╭─ DATA

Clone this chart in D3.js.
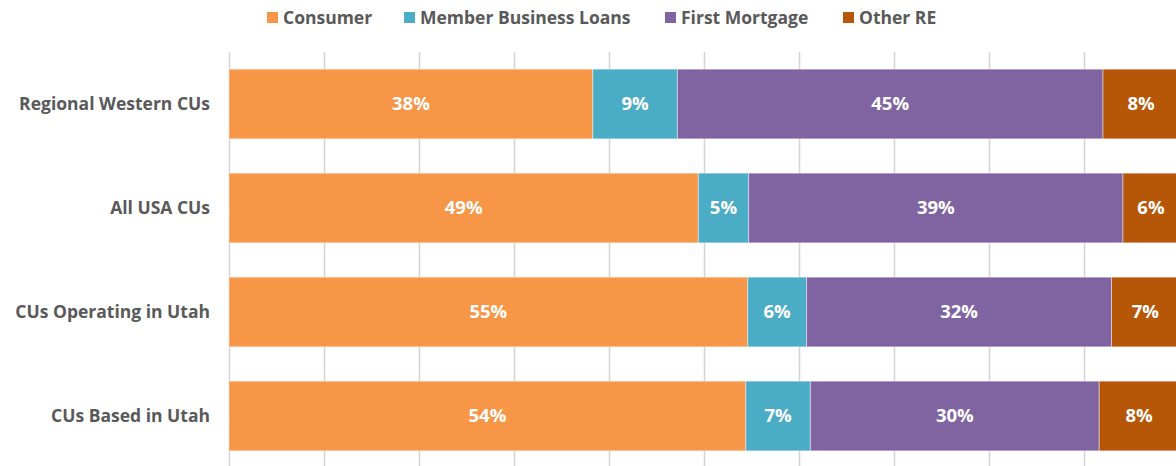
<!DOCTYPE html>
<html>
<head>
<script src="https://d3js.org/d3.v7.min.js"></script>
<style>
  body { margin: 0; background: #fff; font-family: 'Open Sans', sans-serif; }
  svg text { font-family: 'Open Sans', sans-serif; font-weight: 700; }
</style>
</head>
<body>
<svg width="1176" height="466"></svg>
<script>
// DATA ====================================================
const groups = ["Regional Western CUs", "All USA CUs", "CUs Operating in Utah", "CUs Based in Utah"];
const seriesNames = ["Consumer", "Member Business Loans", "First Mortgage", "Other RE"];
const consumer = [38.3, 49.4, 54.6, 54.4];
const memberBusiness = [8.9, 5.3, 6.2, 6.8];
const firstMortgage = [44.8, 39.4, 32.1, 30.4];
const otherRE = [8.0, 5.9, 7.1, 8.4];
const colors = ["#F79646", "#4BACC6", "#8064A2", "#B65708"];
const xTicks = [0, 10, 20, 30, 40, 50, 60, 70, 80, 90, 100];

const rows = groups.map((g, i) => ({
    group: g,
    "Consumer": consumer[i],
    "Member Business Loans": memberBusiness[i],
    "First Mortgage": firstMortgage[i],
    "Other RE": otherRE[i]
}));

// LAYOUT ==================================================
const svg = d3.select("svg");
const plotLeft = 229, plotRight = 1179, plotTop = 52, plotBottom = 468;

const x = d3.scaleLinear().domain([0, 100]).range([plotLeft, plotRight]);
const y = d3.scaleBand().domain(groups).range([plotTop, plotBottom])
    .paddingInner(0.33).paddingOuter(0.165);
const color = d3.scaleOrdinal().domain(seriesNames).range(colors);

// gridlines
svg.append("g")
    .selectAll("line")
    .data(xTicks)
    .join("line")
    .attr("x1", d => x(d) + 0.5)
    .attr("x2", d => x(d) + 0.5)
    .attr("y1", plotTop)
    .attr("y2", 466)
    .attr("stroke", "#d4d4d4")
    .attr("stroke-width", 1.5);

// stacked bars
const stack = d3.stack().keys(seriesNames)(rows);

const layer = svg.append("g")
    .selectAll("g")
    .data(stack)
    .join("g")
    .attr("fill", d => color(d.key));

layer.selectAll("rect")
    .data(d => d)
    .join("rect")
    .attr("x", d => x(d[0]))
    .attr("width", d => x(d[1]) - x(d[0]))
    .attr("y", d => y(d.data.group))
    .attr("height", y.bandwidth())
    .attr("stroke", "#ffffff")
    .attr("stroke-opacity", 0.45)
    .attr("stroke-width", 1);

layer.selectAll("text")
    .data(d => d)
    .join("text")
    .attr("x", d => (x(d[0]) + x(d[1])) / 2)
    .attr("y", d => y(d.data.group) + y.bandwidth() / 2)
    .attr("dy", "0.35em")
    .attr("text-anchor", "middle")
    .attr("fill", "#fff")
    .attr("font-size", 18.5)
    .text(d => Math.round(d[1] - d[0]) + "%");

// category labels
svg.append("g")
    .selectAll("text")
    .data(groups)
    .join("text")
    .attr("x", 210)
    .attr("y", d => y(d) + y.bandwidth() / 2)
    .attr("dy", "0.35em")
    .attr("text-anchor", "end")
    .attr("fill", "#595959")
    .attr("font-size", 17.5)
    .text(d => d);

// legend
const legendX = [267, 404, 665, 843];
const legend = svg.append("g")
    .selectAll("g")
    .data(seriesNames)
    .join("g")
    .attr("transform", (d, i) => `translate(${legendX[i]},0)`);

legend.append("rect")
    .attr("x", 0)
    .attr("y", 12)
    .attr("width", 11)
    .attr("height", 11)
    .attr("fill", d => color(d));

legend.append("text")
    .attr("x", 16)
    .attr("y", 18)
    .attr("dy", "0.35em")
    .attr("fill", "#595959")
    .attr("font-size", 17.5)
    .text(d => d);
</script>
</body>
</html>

╰─

> _GIVEN EXERCISE_
Reproduce all of the data exactly; the pictures do not belong in the copy.

> _EXERCISE ANSWER_
Clone this chart in D3.js.
<!DOCTYPE html>
<html>
<head>
<script src="https://d3js.org/d3.v7.min.js"></script>
<style>
  body { margin: 0; background: #fff; font-family: 'Open Sans', sans-serif; }
  svg text { font-family: 'Open Sans', sans-serif; font-weight: 700; }
</style>
</head>
<body>
<svg width="1176" height="466"></svg>
<script>
// DATA ====================================================
const groups = ["Regional Western CUs", "All USA CUs", "CUs Operating in Utah", "CUs Based in Utah"];
const seriesNames = ["Consumer", "Member Business Loans", "First Mortgage", "Other RE"];
const consumer = [38.3, 49.4, 54.6, 54.4];
const memberBusiness = [8.9, 5.3, 6.2, 6.8];
const firstMortgage = [44.8, 39.4, 32.1, 30.4];
const otherRE = [8.0, 5.9, 7.1, 8.4];
const colors = ["#F79646", "#4BACC6", "#8064A2", "#B65708"];
const xTicks = [0, 10, 20, 30, 40, 50, 60, 70, 80, 90, 100];

const rows = groups.map((g, i) => ({
    group: g,
    "Consumer": consumer[i],
    "Member Business Loans": memberBusiness[i],
    "First Mortgage": firstMortgage[i],
    "Other RE": otherRE[i]
}));

// LAYOUT ==================================================
const svg = d3.select("svg");
const plotLeft = 229, plotRight = 1179, plotTop = 52, plotBottom = 468;

const x = d3.scaleLinear().domain([0, 100]).range([plotLeft, plotRight]);
const y = d3.scaleBand().domain(groups).range([plotTop, plotBottom])
    .paddingInner(0.33).paddingOuter(0.165);
const color = d3.scaleOrdinal().domain(seriesNames).range(colors);

// gridlines
svg.append("g")
    .selectAll("line")
    .data(xTicks)
    .join("line")
    .attr("x1", d => x(d) + 0.5)
    .attr("x2", d => x(d) + 0.5)
    .attr("y1", plotTop)
    .attr("y2", 466)
    .attr("stroke", "#d4d4d4")
    .attr("stroke-width", 1.5);

// stacked bars
const stack = d3.stack().keys(seriesNames)(rows);

const layer = svg.append("g")
    .selectAll("g")
    .data(stack)
    .join("g")
    .attr("fill", d => color(d.key));

layer.selectAll("rect")
    .data(d => d)
    .join("rect")
    .attr("x", d => x(d[0]))
    .attr("width", d => x(d[1]) - x(d[0]))
    .attr("y", d => y(d.data.group))
    .attr("height", y.bandwidth())
    .attr("stroke", "#ffffff")
    .attr("stroke-opacity", 0.45)
    .attr("stroke-width", 1);

layer.selectAll("text")
    .data(d => d)
    .join("text")
    .attr("x", d => (x(d[0]) + x(d[1])) / 2)
    .attr("y", d => y(d.data.group) + y.bandwidth() / 2)
    .attr("dy", "0.35em")
    .attr("text-anchor", "middle")
    .attr("fill", "#fff")
    .attr("font-size", 18.5)
    .text(d => Math.round(d[1] - d[0]) + "%");

// category labels
svg.append("g")
    .selectAll("text")
    .data(groups)
    .join("text")
    .attr("x", 210)
    .attr("y", d => y(d) + y.bandwidth() / 2)
    .attr("dy", "0.35em")
    .attr("text-anchor", "end")
    .attr("fill", "#595959")
    .attr("font-size", 17.5)
    .text(d => d);

// legend
const legendX = [267, 404, 665, 843];
const legend = svg.append("g")
    .selectAll("g")
    .data(seriesNames)
    .join("g")
    .attr("transform", (d, i) => `translate(${legendX[i]},0)`);

legend.append("rect")
    .attr("x", 0)
    .attr("y", 12)
    .attr("width", 11)
    .attr("height", 11)
    .attr("fill", d => color(d));

legend.append("text")
    .attr("x", 16)
    .attr("y", 18)
    .attr("dy", "0.35em")
    .attr("fill", "#595959")
    .attr("font-size", 17.5)
    .text(d => d);
</script>
</body>
</html>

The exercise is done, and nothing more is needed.